The materials that covered the two towns was also different. Pomp was covered mostly by burning ash, so more was destroyed. Herc was covered with ash as well as material call pyroclastic. This encased and preserved organic-based materials such as wood, roofs, beds, food, rolled papyrus. Other details were preserved such as clothes press, washing tools, copper pipes, and some 300 recently-found intact skeletons of folks fleeing to the then bordering seashore.

So, here are plenty of pix starting with the walk between the parking lot and the site. Our first look was from a long viewing area overlooking the uncovered city below us and the steep vertical wall surrounding it. Check the size of the people in blue, kind of right of center and trees above.
To the left see the bridge taking us from the overlook across the gap between wall and city.

Over the bridge, then a long slope down to "street level."

We saw much of the same type of things as Pomp, but more decorated and rich looking...buildings, covered promenades, and columns (some not solid, but made with interior bricks). Hotels, indoor pools and baths, and restaurants were also identified.

Fanciful floors.

Elegant and delicate wall decor.

Household items--tables (or altars).

Kitchens--stoves and oven.

Marble stack for heating, maybe.
Street signs and dedicated drainage.
Greenery--an apple tree--was interspersed (obviously not from BC times), but made it look more realistic to how the original might have appeared.

And the most spectacular College of the Augustales.

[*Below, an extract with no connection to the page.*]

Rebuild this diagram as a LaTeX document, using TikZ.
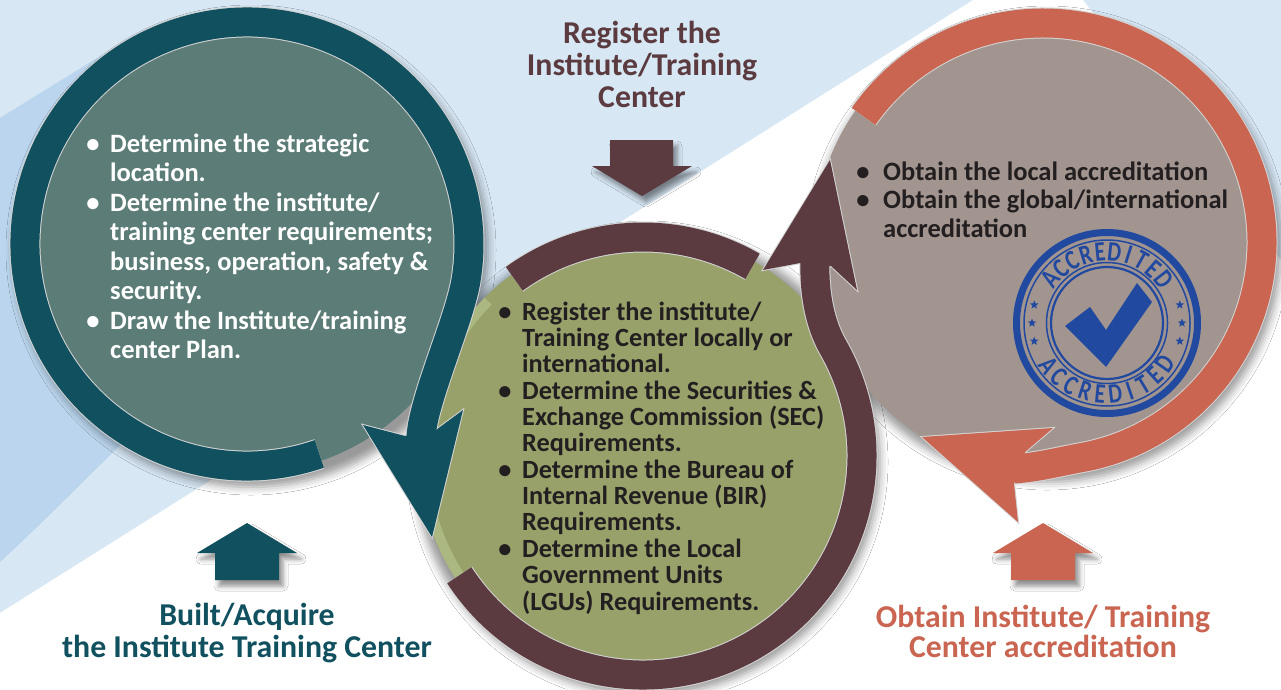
\documentclass[tikz,border=0pt]{standalone}
\usepackage{fontspec}
\usepackage{graphicx}
\setmainfont{Carlito}
\usetikzlibrary{shadows.blur,shapes.geometric,calc}
\definecolor{tealring}{HTML}{11505F}
\definecolor{tealfill}{HTML}{5B7C77}
\definecolor{brownring}{HTML}{5B3B40}
\definecolor{greenfill}{HTML}{98A169}
\definecolor{greenlight}{HTML}{BCCB95}
\definecolor{orangering}{HTML}{C96550}
\definecolor{greyfill}{HTML}{A2958F}
\definecolor{stampblue}{HTML}{2249A0}
\definecolor{darktext}{HTML}{231F20}
\definecolor{bglight}{HTML}{D7E7F4}
\definecolor{bgmid}{HTML}{BAD5ED}
\definecolor{edgecol}{HTML}{D4D4D4}
\begin{document}
\begin{tikzpicture}[x=1pt,y=1pt,
  linetext/.style={anchor=base west, inner sep=0pt},
  bulletdot/.style={anchor=base, inner sep=0pt},
  tealfont/.style={font=\bfseries\fontsize{26.5}{30}\selectfont, text=white},
  greenfont/.style={font=\bfseries\fontsize{26.3}{28}\selectfont, text=darktext},
  greyfont/.style={font=\bfseries\fontsize{26.5}{30}\selectfont, text=darktext},
  titlefont/.style={anchor=base, inner sep=0pt, font=\bfseries\fontsize{31.8}{34}\selectfont},
  ringedge/.style={line width=31pt, draw=edgecol},
  ringbody/.style={line width=29pt},
  softshadow/.style={blur shadow={shadow xshift=4pt, shadow yshift=-6pt, shadow blur radius=8pt, shadow opacity=40}},
  blockshadow/.style={blur shadow={shadow xshift=4pt, shadow yshift=-6pt, shadow blur radius=5pt, shadow opacity=45}},
  stampletter/.style={inner sep=0pt, text=stampblue, font=\bfseries\fontsize{28}{28}\selectfont},
  stampstar/.style={star, star points=5, star point ratio=2.3, fill=stampblue, inner sep=0pt, minimum size=9pt},
]
\useasboundingbox (0,0) rectangle (1281,-689);
% background
\fill[bglight] (0,0) rectangle (1281,-689);
\fill[bgmid] (0,-118) -- (110,-50) -- (250,-244) -- (120,-445) .. controls (80,-485) and (40,-525) .. (0,-562) -- cycle;
\fill[white] (0,-613) -- (973,0) -- (1083,0) -- (1281,-260) -- (1281,-689) -- (0,-689) -- cycle;

% centres
\coordinate (tc) at (247,-244);
\coordinate (gc) at (643,-456);
\coordinate (oc) at (1043,-242);

% shadows
\path[softshadow] (tc) circle (237);
\path[softshadow] (gc) circle (233);
\path[softshadow] (oc) circle (234);

% discs
\fill[tealfill] (tc) circle (229);
\fill[greenfill] (gc) circle (224);
\begin{scope}
  \clip (gc) circle (224);
  \draw[greenlight, line width=10pt, opacity=0.55] ($(gc)+(-225:219)$) arc[start angle=-225, end angle=-125, radius=219];
\end{scope}
\fill[greyfill] (oc) circle (229);

% ring paths
\def\tealpath{($(tc)+(-71:222)$) arc[start angle=-71, end angle=-369.3, radius=222] .. controls (459.6,-320) and (423,-400) .. (421,-437)}
\def\browntop{($(gc)+(-234:219)$) arc[start angle=-234, end angle=-300, radius=219]}
\def\brownpath{($(gc)+(-147:219)$) arc[start angle=-147, end angle=30, radius=219] .. controls (820.5,-325) and (814,-295) .. (815,-262)}
\def\orangepath{($(oc)+(-215:219)$) arc[start angle=-215, end angle=-440, radius=219] .. controls (1061.3,-461.2) and (1040,-467) .. (1014,-469)}

% teal ring + head
\draw[ringedge] \tealpath;
\fill[tealring, preaction={draw=edgecol, line width=2pt}] (405,-436) -- (363,-425) -- (432,-537) -- (463,-410) -- (436,-430) -- cycle;
\draw[ringbody, tealring] \tealpath;

% brown rings + head
\draw[ringedge] \browntop;
\draw[ringbody, brownring] \browntop;
\draw[ringedge] \brownpath;
\fill[brownring, preaction={draw=edgecol, line width=2pt}] (800,-263) -- (763,-270) -- (830,-160) -- (857,-290) -- (831,-266) -- cycle;
\draw[ringbody, brownring] \brownpath;

% orange ring + head
\draw[ringedge] \orangepath;
\fill[orangering, preaction={draw=edgecol, line width=2pt}] (1025,-452) -- (1053,-428) -- (922,-437) -- (1018,-522) -- (1014,-484) -- cycle;
\draw[ringbody, orangering] \orangepath;

% block arrows
\fill[brownring, blockshadow] (610,-140) -- (673,-140) -- (673,-166) -- (692,-166) -- (642,-196) -- (592,-166) -- (610,-166) -- cycle;
\fill[tealring, blockshadow] (215,-580) -- (279,-580) -- (279,-553) -- (297,-553) -- (247,-523) -- (197,-553) -- (215,-553) -- cycle;
\fill[orangering, blockshadow] (1011,-580) -- (1075,-580) -- (1075,-553) -- (1093,-553) -- (1043,-523) -- (993,-553) -- (1011,-553) -- cycle;

% titles
\node[titlefont, text=brownring] (reg1) at (642,-43) {Register the};
\node[titlefont, text=brownring] (reg2) at (642,-75) {Institute/Training};
\node[titlefont, text=brownring] (reg3) at (642,-107) {Center};
\node[titlefont, text=tealring] (bui1) at (247,-625) {Built/Acquire};
\node[titlefont, text=tealring] (bui2) at (247,-657) {the Institute Training Center};
\node[titlefont, text=orangering] (obt1) at (1043,-627) {Obtain Institute/ Training};
\node[titlefont, text=orangering] (obt2) at (1043,-657) {Center accreditation};

% teal text
\node[bulletdot, tealfont] (tb1) at (93,-152) {•};
\node[bulletdot, tealfont] (tb2) at (93,-211) {•};
\node[bulletdot, tealfont] (tb3) at (93,-329) {•};
\node[linetext, tealfont] (tl1) at (110,-152) {Determine the strategic};
\node[linetext, tealfont] (tl2) at (110,-181.5) {location.};
\node[linetext, tealfont] (tl3) at (110,-211) {Determine the institute/};
\node[linetext, tealfont] (tl4) at (110,-240.5) {training center requirements;};
\node[linetext, tealfont] (tl5) at (110,-270) {business, operation, safety \&};
\node[linetext, tealfont] (tl6) at (110,-299.5) {security.};
\node[linetext, tealfont] (tl7) at (110,-329) {Draw the Institute/training};
\node[linetext, tealfont] (tl8) at (110,-358.5) {center Plan.};

% green text
\node[bulletdot, greenfont] (gb1) at (505,-320) {•};
\node[bulletdot, greenfont] (gb2) at (505,-399.1) {•};
\node[bulletdot, greenfont] (gb3) at (505,-478.2) {•};
\node[bulletdot, greenfont] (gb4) at (505,-557.2) {•};
\node[linetext, greenfont] (gl1) at (522,-320) {Register the institute/};
\node[linetext, greenfont] (gl2) at (522,-346.4) {Training Center locally or};
\node[linetext, greenfont] (gl3) at (522,-372.7) {international.};
\node[linetext, greenfont] (gl4) at (522,-399.1) {Determine the Securities \&};
\node[linetext, greenfont] (gl5) at (522,-425.4) {Exchange Commission (SEC)};
\node[linetext, greenfont] (gl6) at (522,-451.8) {Requirements.};
\node[linetext, greenfont] (gl7) at (522,-478.2) {Determine the Bureau of};
\node[linetext, greenfont] (gl8) at (522,-504.5) {Internal Revenue (BIR)};
\node[linetext, greenfont] (gl9) at (522,-530.9) {Requirements.};
\node[linetext, greenfont] (gl10) at (522,-557.2) {Determine the Local};
\node[linetext, greenfont] (gl11) at (522,-583.6) {Government Units};
\node[linetext, greenfont] (gl12) at (522,-610) {(LGUs) Requirements.};

% grey text
\node[bulletdot, greyfont] (ob1) at (863,-180) {•};
\node[bulletdot, greyfont] (ob2) at (863,-208.5) {•};
\node[linetext, greyfont] (ol1) at (883,-180) {Obtain the local accreditation};
\node[linetext, greyfont] (ol2) at (883,-208.5) {Obtain the global/international};
\node[linetext, greyfont] (ol3) at (883,-237) {accreditation};

% stamp
\coordinate (sc) at (1107,-323);
\draw[stampblue, line width=7pt] (sc) circle (90.5);
\draw[stampblue, line width=1.5pt] (sc) circle (83);
\draw[stampblue, line width=1.5pt] (sc) circle (60.5);
\draw[stampblue, line width=2.2pt] (sc) circle (56);
\foreach \ch [count=\i] in {A,C,C,R,E,D,I,T,E,D} {
  \pgfmathsetmacro\ang{142-(\i-1)*11.6}
  \node[stampletter, rotate=\ang-90] (st\i) at ($(sc)+(\ang:71.5)$) {\scalebox{0.78}[1]{\ch}};
}
\foreach \ch [count=\i] in {A,C,C,R,E,D,I,T,E,D} {
  \pgfmathsetmacro\ang{-144+(\i-1)*12.1}
  \node[stampletter, rotate=\ang+90] (sb\i) at ($(sc)+(\ang:71.5)$) {\scalebox{0.78}[1]{\ch}};
}
\foreach \a [count=\i] in {166,180,194,14,0,-14} {
  \node[stampstar] (star\i) at ($(sc)+(\a:75)$) {};
}
\fill[stampblue] (1065,-326) -- (1090,-307) -- (1106,-330) -- (1137,-283) -- (1152,-302) -- (1106,-367) -- cycle;
\end{tikzpicture}
\end{document}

At the end of this tour, we saw the boat stalls (at bottom) once bordering the sea
(shot taken from the overlook). This was the only spot you saw actual preserved skeletal bones, many in each stall. They did not seem as ominous as the casted shapes we saw in Pompeii.

On the other side of the gray walking ramp was this very tall wall. To get back to the top we had to cross a short bridge and climb many steps. Sorry, no elevator!! An option was to walk up the original slope, but that was on the other side of town.
So Pompeii vs. Herculaneum--Herculaneum won, hands down. Just compare the photos. And smooth stepping. Mike would not have had a problem. The gigantic plus? Almost no visitors compared to Pompeii. If anyone wants to know, pass on Pomp and spend your time at Herc.


Both Pompeii and Herculaneum are UNESCO World Heritage Sites.